Подкова на счастье - стр. 40
Здесь я, конечно, имею в виду в первую очередь ту сферу или часть жизни, которая предназначалась детям, как отдельному возрастному сословию, и не могла быть измождена лихолетьем до основания, пусть бы невзгоды выбивали его из колеи и больше того, чем они были.
Отдалённая глубинка в этом отношении становилась показательной, поскольку, в отличие от мест, где прошла война и где помощь на восстановление хоть какая-нибудь, да оказывалась, ей в полной мере было уготовано справляться со своими бедами и разрухой самостоятельно, обходясь без поддержки в течение более продолжительного срока, на неё даже не рассчитывая, когда, к тому же, при ускорении урбанизации она, глубинка, сама собой отдалялась от городов, быстро теряя своё прежнее назначение.
Опять я хотел бы обратить внимание на ту особенность поры лихолетья, когда в такой глубинной общи́не, в какой при выросте довелось оказаться мне, давала себя знать модель существования, установленная как будто меньше всего с подачи верхов, при глухой терпеливости жителей, но почти целиком воспроизводившая признаки модели, задававшейся верхами.
Полагаю, такого обстоятельства нельзя не учитывать. Правительство, сумевшее в невероятно сложных условиях наладить оборону и переломить усилия неприятеля, преступно ослабило под собою фундамент, устраивая нескончаемые масштабные акции по организации недоверия к населению, по его своеобразной зачистке и тем резко ущемляя его достоинство и свободу. Без увлечений этими злосчастными, губительными акциями всё, наверняка, складывалось бы гораздо благоприятнее и на фронтах, и в части внутреннего потребительского достатка, и советское правительство военного да уже и послевоенного времени, как если бы оно эффективнее использовало фо́ру, определённо могло бы во многих отношениях считаться образцовым на пространствах мира…
Детский возраст, как никакой другой, особо чувствителен к изъятиям достоинства и свободы. В нём ощущение изъятий усиливается при любом характере затруднений, иметь ли в виду нудящую реакцию на поведение ребят в местах, называемых общественными, или в семье; война же сообщает этому процессу свои чрезвычайные краски.
Но дело не только в этом.
Детям свойственно лучше и отчётливее, чем большинству взрослых, понимать ценности свободы и личного достоинства не в их связи с правом, «дарованным» от государства, то есть – публичным, а с теми нормалиями, бо́льшую часть которых человек усваивает с рождения в виде права естественного, не подлежащего записи в государственных правовых кодексах.
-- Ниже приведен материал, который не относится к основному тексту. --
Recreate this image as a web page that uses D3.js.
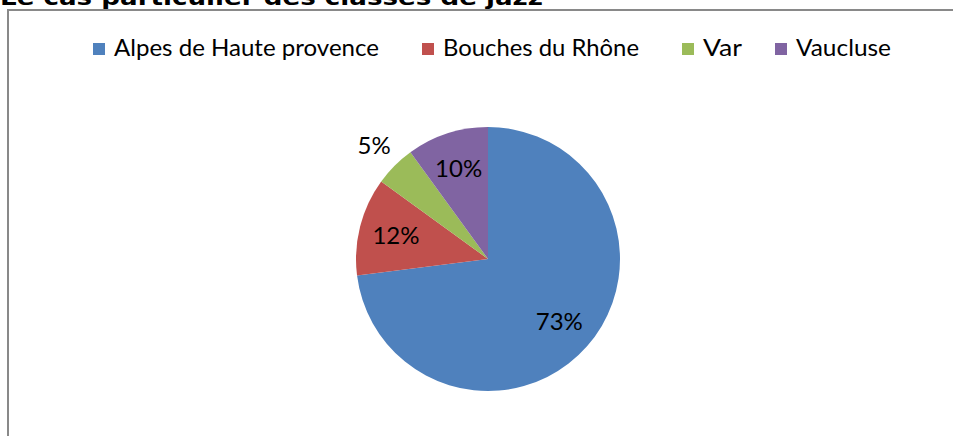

Эта сфера, называемая этикой и соединяющая в себе разделы морали и нравственности, а значит одновременно – обязанностей и долга, выполняет роль основного или верховного закона для всех, какой можно бы именовать неписаной конституцией землян, и она, эта сфера, не устранима из обихода людских сообществ на любом из континентов, как бы и кто бы ни пытался её игнорировать или подменять.